The closest recent parallel to Mr Liu was Andrei Sakharov, who won the peace prize in 1975. The Kremlin was similarly outraged by Western "interference" in the Soviet Union's domestic affairs. But though it barred Mr Sakharov from accepting in person, it did allow his wife to do so on his behalf.

China, by contrast, has imposed a domestic blackout – insofar as is possible in this ultra-connected age – and prevented anyone remotely connected with Mr Liu from travelling to Oslo. Where the Kremlin affected indifference to the recognition of Mr Sakharov, China trumpeted warnings to other countries not to attend the ceremony and even set up an absurd "Confucius Peace Prize" of its own.

Yes, the real Nobel peace prize has been politicised, and its committee sees events from a thoroughly European and social democratic vantage point. Last year's prize for Barack Obama was as much a rebuke for the departed George Bush as an endorsement of his successor, whose fine words have yet to have much effect on the real world.
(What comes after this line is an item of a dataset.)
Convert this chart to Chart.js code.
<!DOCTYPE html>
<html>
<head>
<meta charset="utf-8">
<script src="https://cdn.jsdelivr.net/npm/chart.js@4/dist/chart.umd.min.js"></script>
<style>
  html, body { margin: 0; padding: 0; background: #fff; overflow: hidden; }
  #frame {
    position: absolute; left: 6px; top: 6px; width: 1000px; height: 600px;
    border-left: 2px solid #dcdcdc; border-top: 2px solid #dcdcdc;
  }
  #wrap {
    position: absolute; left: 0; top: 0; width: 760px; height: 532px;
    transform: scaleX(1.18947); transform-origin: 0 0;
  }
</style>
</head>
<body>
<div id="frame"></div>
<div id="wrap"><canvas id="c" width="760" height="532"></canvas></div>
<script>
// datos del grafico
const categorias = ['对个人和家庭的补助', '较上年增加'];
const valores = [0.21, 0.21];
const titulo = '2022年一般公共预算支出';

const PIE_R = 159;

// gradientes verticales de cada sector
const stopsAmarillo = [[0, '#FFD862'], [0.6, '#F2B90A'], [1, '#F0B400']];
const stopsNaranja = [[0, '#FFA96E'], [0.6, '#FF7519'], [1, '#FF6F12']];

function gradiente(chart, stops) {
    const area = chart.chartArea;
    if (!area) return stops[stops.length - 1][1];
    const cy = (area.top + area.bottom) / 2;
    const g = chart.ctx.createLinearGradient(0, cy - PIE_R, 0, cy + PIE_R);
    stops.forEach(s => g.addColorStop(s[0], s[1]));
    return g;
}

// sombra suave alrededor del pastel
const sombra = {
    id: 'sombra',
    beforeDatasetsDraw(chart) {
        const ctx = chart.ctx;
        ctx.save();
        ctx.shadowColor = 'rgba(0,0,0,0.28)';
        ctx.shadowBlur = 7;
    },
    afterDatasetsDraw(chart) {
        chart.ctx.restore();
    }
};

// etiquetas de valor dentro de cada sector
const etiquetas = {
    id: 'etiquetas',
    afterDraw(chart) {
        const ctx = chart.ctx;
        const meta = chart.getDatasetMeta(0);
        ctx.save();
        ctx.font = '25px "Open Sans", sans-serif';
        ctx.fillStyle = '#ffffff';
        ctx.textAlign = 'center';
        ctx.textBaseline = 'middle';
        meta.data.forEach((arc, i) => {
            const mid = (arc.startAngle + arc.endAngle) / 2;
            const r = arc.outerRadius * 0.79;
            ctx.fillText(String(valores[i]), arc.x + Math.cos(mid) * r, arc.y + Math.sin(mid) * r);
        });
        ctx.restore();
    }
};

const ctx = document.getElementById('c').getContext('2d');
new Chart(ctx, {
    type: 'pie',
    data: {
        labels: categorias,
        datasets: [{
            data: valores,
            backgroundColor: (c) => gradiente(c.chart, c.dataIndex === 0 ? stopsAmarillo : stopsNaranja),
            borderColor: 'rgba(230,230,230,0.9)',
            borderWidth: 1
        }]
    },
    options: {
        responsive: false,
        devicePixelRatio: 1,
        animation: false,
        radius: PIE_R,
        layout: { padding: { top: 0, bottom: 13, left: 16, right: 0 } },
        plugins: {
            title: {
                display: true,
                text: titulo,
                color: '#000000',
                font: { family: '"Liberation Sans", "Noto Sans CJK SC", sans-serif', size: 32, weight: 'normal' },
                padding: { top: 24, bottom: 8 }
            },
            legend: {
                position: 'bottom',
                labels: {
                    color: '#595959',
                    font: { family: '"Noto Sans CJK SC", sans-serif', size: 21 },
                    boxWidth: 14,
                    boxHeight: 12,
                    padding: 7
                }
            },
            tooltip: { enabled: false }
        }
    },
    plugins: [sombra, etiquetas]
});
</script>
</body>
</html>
But politicisation cannot obscure the truth that basic human rights are indivisible – that individual freedom and the rule of law are as important in China as in Norway or Sweden. They are also the most solid foundation for peace. Only 16 years after Mr Sakharov's award, the Soviet Union was no more, undone by forces he had helped to unleash. Just maybe, the same will be true of Mr Liu, and the despotic pseudo-communism that governs China today.